Ethnicity, governance and socio-economic development in Africa: A case study of Kenya and its Luo community, 1963 - 2013
Abstract
"Ethnicity" and disparate group-based socio-economic development make governance in Africa
problematic. Despite this existential reality, the "ethnic" question in African governance remains,
largely, only the subject of general discourse. There appears to be very little rigorous scholarship
on the economic and socio-cultural dimensions related to the socio-historical construct,
"ethnicity". Similarly, attempts to explain why African political culture, in general, continues to
encourage the social reproduction of "ethnic" identities also appear to be largely lacking.
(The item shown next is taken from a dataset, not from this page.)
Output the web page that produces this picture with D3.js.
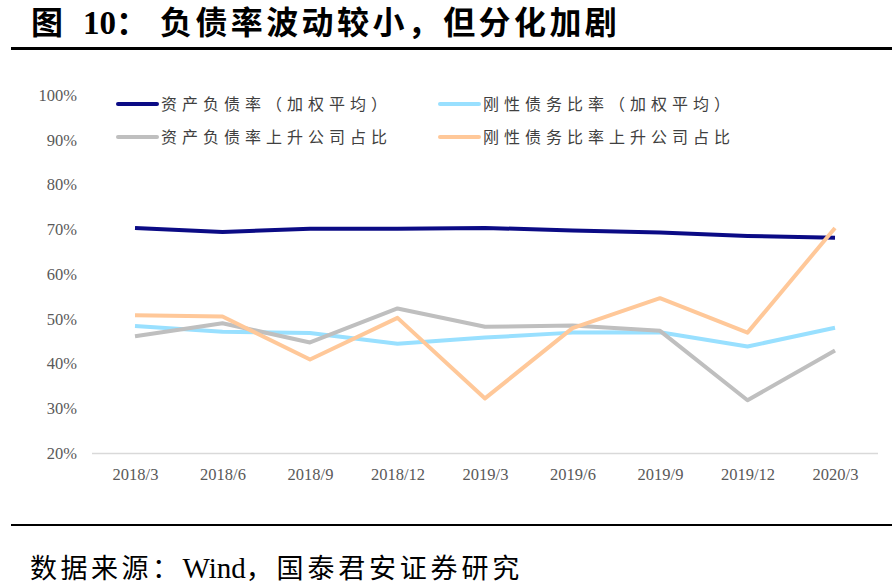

This
thesis aims to fill some of the gaps existent in scholarship of ethnicity vis-a-vis socio-economiccultural
development by examining the antagonism between the Luo community and the Kenyan
state. Its main objectives are to examine the specifics of the socio-economic consequences of the
political marginalization of the Luo and to explain why "ethnicity" is, seemingly, strongly
correlated with the crisis of state power in Kenya. This thesis is grounded on the following two
major assertions: first, that "ethnicity", like its correlative, "race", is an ideological concept,
devoid of any scientific substance; second, that "ethnicity" is an "exogenous construct", imposed
on aboriginal people of Africa mostly by European colonizers.